[Begin Information shown]
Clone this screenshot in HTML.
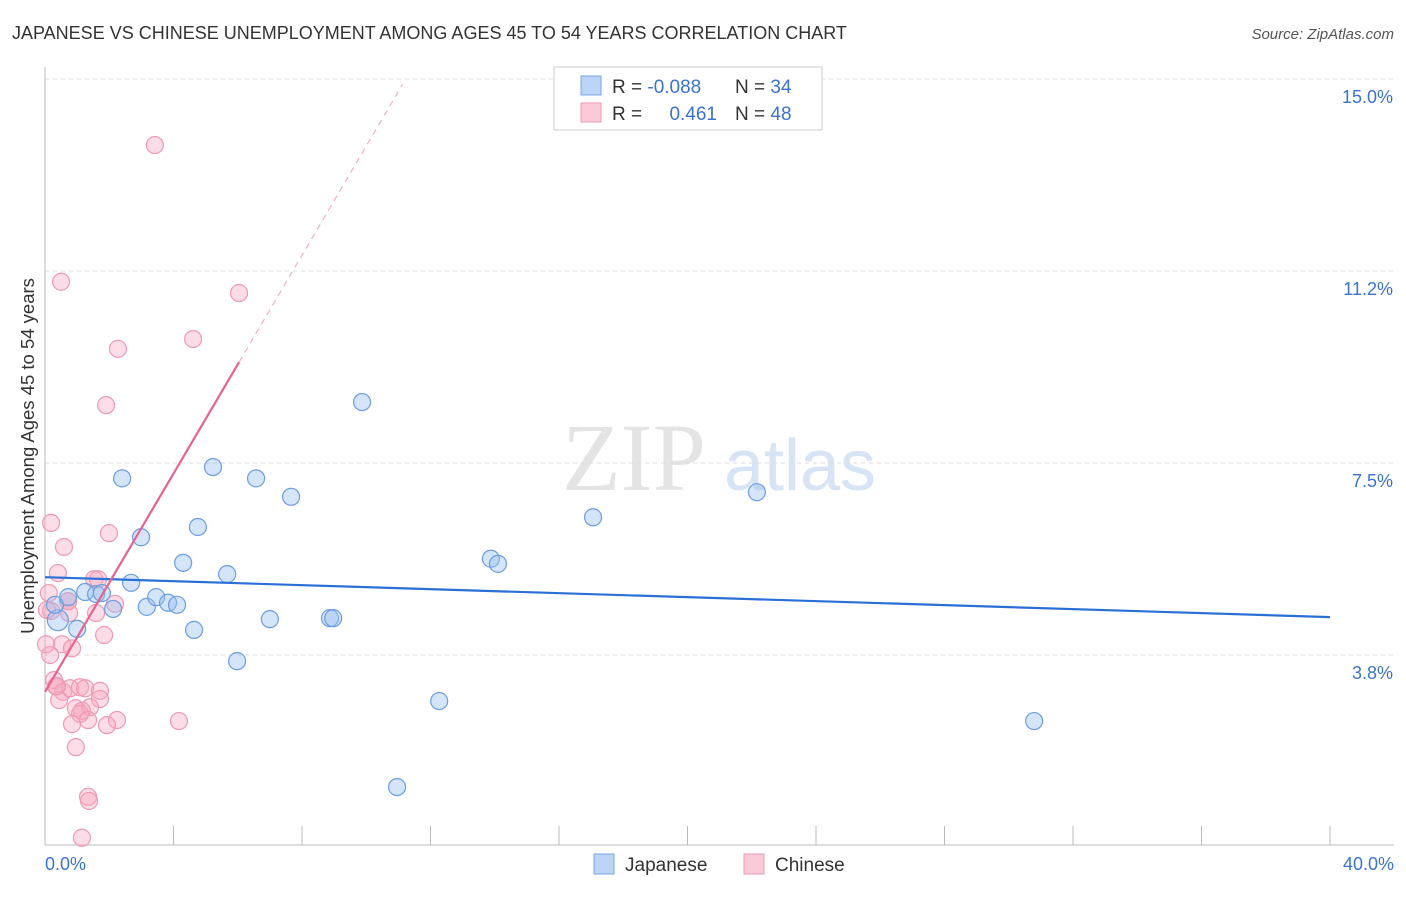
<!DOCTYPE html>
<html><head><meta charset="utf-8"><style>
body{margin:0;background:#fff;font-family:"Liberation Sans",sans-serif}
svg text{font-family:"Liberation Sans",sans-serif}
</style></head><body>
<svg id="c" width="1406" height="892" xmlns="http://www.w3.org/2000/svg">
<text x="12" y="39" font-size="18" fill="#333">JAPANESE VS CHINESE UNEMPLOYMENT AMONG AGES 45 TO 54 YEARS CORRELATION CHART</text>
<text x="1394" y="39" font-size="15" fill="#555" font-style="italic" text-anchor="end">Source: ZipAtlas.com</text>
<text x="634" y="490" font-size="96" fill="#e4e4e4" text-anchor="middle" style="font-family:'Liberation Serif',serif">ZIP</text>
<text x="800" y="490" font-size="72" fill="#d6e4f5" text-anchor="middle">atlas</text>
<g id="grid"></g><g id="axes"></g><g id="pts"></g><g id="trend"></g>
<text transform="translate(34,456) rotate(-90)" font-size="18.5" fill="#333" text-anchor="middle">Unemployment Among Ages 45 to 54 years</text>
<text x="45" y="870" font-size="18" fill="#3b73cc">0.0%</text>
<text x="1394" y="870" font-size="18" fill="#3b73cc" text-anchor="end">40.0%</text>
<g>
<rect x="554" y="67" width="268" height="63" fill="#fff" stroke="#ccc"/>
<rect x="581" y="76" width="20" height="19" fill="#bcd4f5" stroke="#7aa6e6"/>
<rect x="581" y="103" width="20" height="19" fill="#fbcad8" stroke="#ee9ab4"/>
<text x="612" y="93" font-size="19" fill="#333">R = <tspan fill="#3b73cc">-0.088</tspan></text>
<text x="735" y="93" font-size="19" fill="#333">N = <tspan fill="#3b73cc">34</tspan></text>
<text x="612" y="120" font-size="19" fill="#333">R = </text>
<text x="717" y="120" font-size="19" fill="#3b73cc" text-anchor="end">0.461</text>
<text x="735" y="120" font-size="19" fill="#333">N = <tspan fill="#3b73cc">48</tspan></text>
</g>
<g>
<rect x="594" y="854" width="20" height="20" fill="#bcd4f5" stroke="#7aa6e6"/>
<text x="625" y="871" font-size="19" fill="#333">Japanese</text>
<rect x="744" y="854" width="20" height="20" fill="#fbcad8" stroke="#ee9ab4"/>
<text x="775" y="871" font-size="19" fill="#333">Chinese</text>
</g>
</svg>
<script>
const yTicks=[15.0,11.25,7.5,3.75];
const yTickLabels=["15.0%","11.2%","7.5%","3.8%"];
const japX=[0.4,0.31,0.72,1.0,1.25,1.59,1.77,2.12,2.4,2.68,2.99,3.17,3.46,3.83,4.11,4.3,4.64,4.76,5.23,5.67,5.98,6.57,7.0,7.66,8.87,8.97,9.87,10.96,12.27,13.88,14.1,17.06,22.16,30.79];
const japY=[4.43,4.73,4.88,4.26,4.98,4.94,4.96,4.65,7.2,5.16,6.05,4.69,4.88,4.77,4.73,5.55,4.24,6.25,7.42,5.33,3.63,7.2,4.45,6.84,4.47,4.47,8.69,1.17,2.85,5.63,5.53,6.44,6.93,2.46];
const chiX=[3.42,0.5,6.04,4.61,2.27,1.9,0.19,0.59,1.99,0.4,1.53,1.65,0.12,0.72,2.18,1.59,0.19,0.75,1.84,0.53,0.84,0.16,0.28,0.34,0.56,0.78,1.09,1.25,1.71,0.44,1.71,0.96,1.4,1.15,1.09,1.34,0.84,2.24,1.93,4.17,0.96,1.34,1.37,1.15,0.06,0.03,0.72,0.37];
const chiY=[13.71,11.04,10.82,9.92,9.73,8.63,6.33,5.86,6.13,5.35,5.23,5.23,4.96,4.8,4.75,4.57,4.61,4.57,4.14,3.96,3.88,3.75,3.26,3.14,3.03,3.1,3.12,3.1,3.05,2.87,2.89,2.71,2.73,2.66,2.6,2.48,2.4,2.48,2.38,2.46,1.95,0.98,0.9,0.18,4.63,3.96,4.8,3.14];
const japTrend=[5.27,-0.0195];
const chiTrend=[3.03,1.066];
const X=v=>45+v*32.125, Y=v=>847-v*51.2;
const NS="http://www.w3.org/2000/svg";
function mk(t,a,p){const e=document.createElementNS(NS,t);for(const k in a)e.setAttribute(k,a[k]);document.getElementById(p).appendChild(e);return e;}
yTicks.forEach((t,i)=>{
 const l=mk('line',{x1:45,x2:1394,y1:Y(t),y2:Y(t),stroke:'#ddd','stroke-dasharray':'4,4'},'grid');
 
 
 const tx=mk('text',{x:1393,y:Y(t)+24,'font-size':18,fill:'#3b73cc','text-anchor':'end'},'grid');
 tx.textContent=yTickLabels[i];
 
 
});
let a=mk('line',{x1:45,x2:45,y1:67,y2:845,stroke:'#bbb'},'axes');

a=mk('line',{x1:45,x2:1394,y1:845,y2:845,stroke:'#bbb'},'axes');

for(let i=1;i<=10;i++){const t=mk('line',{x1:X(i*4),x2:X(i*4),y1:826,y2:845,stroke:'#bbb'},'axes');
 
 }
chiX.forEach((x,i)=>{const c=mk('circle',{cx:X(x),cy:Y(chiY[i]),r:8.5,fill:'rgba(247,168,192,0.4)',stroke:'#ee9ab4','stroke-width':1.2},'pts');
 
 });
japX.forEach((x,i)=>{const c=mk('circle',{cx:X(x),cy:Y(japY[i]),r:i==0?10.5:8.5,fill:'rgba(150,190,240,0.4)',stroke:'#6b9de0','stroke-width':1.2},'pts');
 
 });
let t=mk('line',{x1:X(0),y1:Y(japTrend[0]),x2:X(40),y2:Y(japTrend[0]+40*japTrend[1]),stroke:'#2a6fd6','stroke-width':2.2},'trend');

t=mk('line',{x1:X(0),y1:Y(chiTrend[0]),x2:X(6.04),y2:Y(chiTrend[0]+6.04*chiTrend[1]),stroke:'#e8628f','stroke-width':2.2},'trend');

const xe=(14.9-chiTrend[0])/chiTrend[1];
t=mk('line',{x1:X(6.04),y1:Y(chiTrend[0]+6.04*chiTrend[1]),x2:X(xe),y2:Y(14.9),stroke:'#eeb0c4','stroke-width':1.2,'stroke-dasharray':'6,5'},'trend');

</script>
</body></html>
[End Information shown]
■ Short task ■
Copy each line above precisely, dropping the pictures.

■ Answer for this exercise ■
Clone this screenshot in HTML.
<!DOCTYPE html>
<html><head><meta charset="utf-8"><style>
body{margin:0;background:#fff;font-family:"Liberation Sans",sans-serif}
svg text{font-family:"Liberation Sans",sans-serif}
</style></head><body>
<svg id="c" width="1406" height="892" xmlns="http://www.w3.org/2000/svg">
<text x="12" y="39" font-size="18" fill="#333">JAPANESE VS CHINESE UNEMPLOYMENT AMONG AGES 45 TO 54 YEARS CORRELATION CHART</text>
<text x="1394" y="39" font-size="15" fill="#555" font-style="italic" text-anchor="end">Source: ZipAtlas.com</text>
<text x="634" y="490" font-size="96" fill="#e4e4e4" text-anchor="middle" style="font-family:'Liberation Serif',serif">ZIP</text>
<text x="800" y="490" font-size="72" fill="#d6e4f5" text-anchor="middle">atlas</text>
<g id="grid"></g><g id="axes"></g><g id="pts"></g><g id="trend"></g>
<text transform="translate(34,456) rotate(-90)" font-size="18.5" fill="#333" text-anchor="middle">Unemployment Among Ages 45 to 54 years</text>
<text x="45" y="870" font-size="18" fill="#3b73cc">0.0%</text>
<text x="1394" y="870" font-size="18" fill="#3b73cc" text-anchor="end">40.0%</text>
<g>
<rect x="554" y="67" width="268" height="63" fill="#fff" stroke="#ccc"/>
<rect x="581" y="76" width="20" height="19" fill="#bcd4f5" stroke="#7aa6e6"/>
<rect x="581" y="103" width="20" height="19" fill="#fbcad8" stroke="#ee9ab4"/>
<text x="612" y="93" font-size="19" fill="#333">R = <tspan fill="#3b73cc">-0.088</tspan></text>
<text x="735" y="93" font-size="19" fill="#333">N = <tspan fill="#3b73cc">34</tspan></text>
<text x="612" y="120" font-size="19" fill="#333">R = </text>
<text x="717" y="120" font-size="19" fill="#3b73cc" text-anchor="end">0.461</text>
<text x="735" y="120" font-size="19" fill="#333">N = <tspan fill="#3b73cc">48</tspan></text>
</g>
<g>
<rect x="594" y="854" width="20" height="20" fill="#bcd4f5" stroke="#7aa6e6"/>
<text x="625" y="871" font-size="19" fill="#333">Japanese</text>
<rect x="744" y="854" width="20" height="20" fill="#fbcad8" stroke="#ee9ab4"/>
<text x="775" y="871" font-size="19" fill="#333">Chinese</text>
</g>
</svg>
<script>
const yTicks=[15.0,11.25,7.5,3.75];
const yTickLabels=["15.0%","11.2%","7.5%","3.8%"];
const japX=[0.4,0.31,0.72,1.0,1.25,1.59,1.77,2.12,2.4,2.68,2.99,3.17,3.46,3.83,4.11,4.3,4.64,4.76,5.23,5.67,5.98,6.57,7.0,7.66,8.87,8.97,9.87,10.96,12.27,13.88,14.1,17.06,22.16,30.79];
const japY=[4.43,4.73,4.88,4.26,4.98,4.94,4.96,4.65,7.2,5.16,6.05,4.69,4.88,4.77,4.73,5.55,4.24,6.25,7.42,5.33,3.63,7.2,4.45,6.84,4.47,4.47,8.69,1.17,2.85,5.63,5.53,6.44,6.93,2.46];
const chiX=[3.42,0.5,6.04,4.61,2.27,1.9,0.19,0.59,1.99,0.4,1.53,1.65,0.12,0.72,2.18,1.59,0.19,0.75,1.84,0.53,0.84,0.16,0.28,0.34,0.56,0.78,1.09,1.25,1.71,0.44,1.71,0.96,1.4,1.15,1.09,1.34,0.84,2.24,1.93,4.17,0.96,1.34,1.37,1.15,0.06,0.03,0.72,0.37];
const chiY=[13.71,11.04,10.82,9.92,9.73,8.63,6.33,5.86,6.13,5.35,5.23,5.23,4.96,4.8,4.75,4.57,4.61,4.57,4.14,3.96,3.88,3.75,3.26,3.14,3.03,3.1,3.12,3.1,3.05,2.87,2.89,2.71,2.73,2.66,2.6,2.48,2.4,2.48,2.38,2.46,1.95,0.98,0.9,0.18,4.63,3.96,4.8,3.14];
const japTrend=[5.27,-0.0195];
const chiTrend=[3.03,1.066];
const X=v=>45+v*32.125, Y=v=>847-v*51.2;
const NS="http://www.w3.org/2000/svg";
function mk(t,a,p){const e=document.createElementNS(NS,t);for(const k in a)e.setAttribute(k,a[k]);document.getElementById(p).appendChild(e);return e;}
yTicks.forEach((t,i)=>{
 const l=mk('line',{x1:45,x2:1394,y1:Y(t),y2:Y(t),stroke:'#ddd','stroke-dasharray':'4,4'},'grid');
 
 
 const tx=mk('text',{x:1393,y:Y(t)+24,'font-size':18,fill:'#3b73cc','text-anchor':'end'},'grid');
 tx.textContent=yTickLabels[i];
 
 
});
let a=mk('line',{x1:45,x2:45,y1:67,y2:845,stroke:'#bbb'},'axes');

a=mk('line',{x1:45,x2:1394,y1:845,y2:845,stroke:'#bbb'},'axes');

for(let i=1;i<=10;i++){const t=mk('line',{x1:X(i*4),x2:X(i*4),y1:826,y2:845,stroke:'#bbb'},'axes');
 
 }
chiX.forEach((x,i)=>{const c=mk('circle',{cx:X(x),cy:Y(chiY[i]),r:8.5,fill:'rgba(247,168,192,0.4)',stroke:'#ee9ab4','stroke-width':1.2},'pts');
 
 });
japX.forEach((x,i)=>{const c=mk('circle',{cx:X(x),cy:Y(japY[i]),r:i==0?10.5:8.5,fill:'rgba(150,190,240,0.4)',stroke:'#6b9de0','stroke-width':1.2},'pts');
 
 });
let t=mk('line',{x1:X(0),y1:Y(japTrend[0]),x2:X(40),y2:Y(japTrend[0]+40*japTrend[1]),stroke:'#2a6fd6','stroke-width':2.2},'trend');

t=mk('line',{x1:X(0),y1:Y(chiTrend[0]),x2:X(6.04),y2:Y(chiTrend[0]+6.04*chiTrend[1]),stroke:'#e8628f','stroke-width':2.2},'trend');

const xe=(14.9-chiTrend[0])/chiTrend[1];
t=mk('line',{x1:X(6.04),y1:Y(chiTrend[0]+6.04*chiTrend[1]),x2:X(xe),y2:Y(14.9),stroke:'#eeb0c4','stroke-width':1.2,'stroke-dasharray':'6,5'},'trend');

</script>
</body></html>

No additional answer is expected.